RETRAINING POLICE: Technique and Recipes Are Not The Answer

Bob Deutsch
4 min readJul 7, 2020

Bob Deutsch

Americans tend to like techniques, recipes and painting by the numbers. It’s fast and efficient, and it takes the onus off the doer. This is totally fine for the Martha Stewart way of helping homemakers prepare a tasty meal. However, it’s oriented towards the product, not the true nature of the doer as product-maker. Technique is an overlay on the nature of being. And racial prejudice in America, historically rooted, is intrinsic to the true nature of many Americans — it’s bred in the bone, unconsciously. Many Americans do it, even without conscious intention or malice aforethought.

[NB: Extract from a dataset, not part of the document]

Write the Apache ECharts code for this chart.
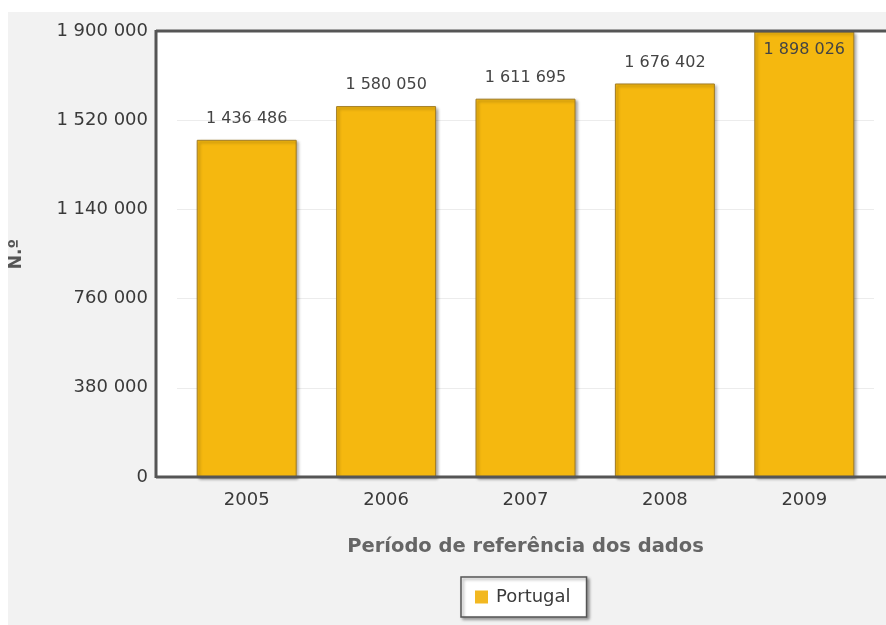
<!DOCTYPE html>
<html><head><meta charset="utf-8">
<script src="https://cdn.jsdelivr.net/npm/echarts@6/dist/echarts.min.js"></script>
<style>html,body{margin:0;padding:0;background:#fff}#c{width:886px;height:625px}</style>
</head><body><div id="c"></div>
<script>
const categories = ['2005','2006','2007','2008','2009'];
const portugal = [1436486, 1580050, 1611695, 1676402, 1898026];
const yTicks = [0, 380000, 760000, 1140000, 1520000, 1900000];
const seriesName = 'Portugal';
const xTitle = 'Período de referência dos dados';
const yTitle = 'N.º';

function fmt(v){ return String(v).replace(/\B(?=(\d{3})+(?!\d))/g, ' '); }

const chart = echarts.init(document.getElementById('c'));
const FONT = '"DejaVu Sans", Verdana, sans-serif';
const yMax = yTicks[yTicks.length-1];
const lastIdx = portugal.length-1;
chart.setOption({
  animation:false,
  textStyle:{fontFamily:FONT},
  graphic:[
    {type:'rect', z:-10, silent:true, shape:{x:8,y:12,width:878,height:613}, style:{fill:'#f2f2f2'}},
    {type:'rect', z:-9, silent:true, shape:{x:156,y:31,width:730,height:446}, style:{fill:'#ffffff'}},
    {type:'line', z:5, silent:true, shape:{x1:156,y1:31,x2:886,y2:31}, style:{stroke:'#555',lineWidth:3}},
    {type:'line', z:5, silent:true, shape:{x1:156,y1:30,x2:156,y2:478}, style:{stroke:'#555',lineWidth:3}},
    {type:'line', z:5, silent:true, shape:{x1:156,y1:477,x2:886,y2:477}, style:{stroke:'#555',lineWidth:3}}
  ],
  grid:{left:176, right:12, top:31, bottom:148},
  legend:{
    data:[seriesName], top:577, left:461,
    itemWidth:13, itemHeight:13, icon:'rect',
    itemStyle:{borderWidth:0, color:'#f2b821'},
    backgroundColor:'#fff', borderColor:'#555', borderWidth:1.5, borderRadius:0,
    padding:[11,16,11,14], itemGap:8,
    shadowColor:'rgba(0,0,0,0.35)', shadowBlur:3, shadowOffsetX:2, shadowOffsetY:2,
    textStyle:{fontSize:18, color:'#3a3a3a', fontFamily:FONT, padding:[0,0,0,3]}
  },
  xAxis:{
    type:'category', data:categories,
    axisLine:{show:false}, axisTick:{show:false},
    axisLabel:{fontSize:18, color:'#3a3a3a', margin:14, fontFamily:FONT},
    name:xTitle, nameLocation:'middle', nameGap:60,
    nameTextStyle:{fontSize:19.5, fontWeight:'bold', color:'#666', fontFamily:FONT}
  },
  yAxis:{
    type:'value', min:0, max:yMax, interval:yTicks[1]-yTicks[0], offset:20,
    axisLine:{show:false}, axisTick:{show:false},
    axisLabel:{fontSize:18, color:'#3a3a3a', margin:9, formatter:v=>fmt(v), fontFamily:FONT},
    splitLine:{lineStyle:{color:'#ececec', width:1}},
    name:yTitle, nameLocation:'middle', nameGap:132, nameRotate:90,
    nameTextStyle:{fontSize:17, fontWeight:'bold', color:'#555', fontFamily:FONT}
  },
  series:[{
    name:seriesName, type:'bar', barWidth:100,
    data:portugal.map((v,i)=>({value:v, label: i===lastIdx ? {position:'insideTop', distance:10} : {}})),
    itemStyle:{color:'#f5b80f', borderColor:'#a07c26', borderWidth:1,
      shadowColor:'rgba(0,0,0,0.35)', shadowBlur:3, shadowOffsetX:2, shadowOffsetY:2},
    label:{show:true, position:'top', distance:13, fontSize:16, color:'#444',
      fontFamily:FONT, formatter:p=>fmt(p.value)}
  }]
});
</script></body></html>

The recipe school of pedagogy should not be adapted to retraining police forces to refrain from using choke holds or other lethal means when less hostile ways to constrain a suspect would be sufficient. This is particularly so because history has shown a greater inclination by police to use excessive force on Black men.

* Policing does not live in isolation. Police behavior in America is a manifestation of American culture, and can only be changed with that in mind.

Black lives do matter. So does focusing on the correct level of redress so that the death of George Floyd will not be in vain. Simply instituting new training sessions for the police should not just be a matter of teaching new methods for subduing a suspected perpetrator. Only using less aggressive ways for bringing a person under control who is perceived to be involved in an ongoing criminal act does not come close to impacting the cause of racial bias towards Black men and other people of color.

Technique and Recipes v Raw Emotion

Technique and its recipes are of a different level of experience and analysis compared with raw emotion. An individual can learn a set of moves and disembodied rules, but it’s a recitation of superficially-applied actions. These kinds of rules, especially when they go against already deeply-ingrained beliefs, do not penetrate into one’s worldview and temperament. They stand outside of an individual’s sense of being and are therefore puny in the face of the raw emotion that feeds belief.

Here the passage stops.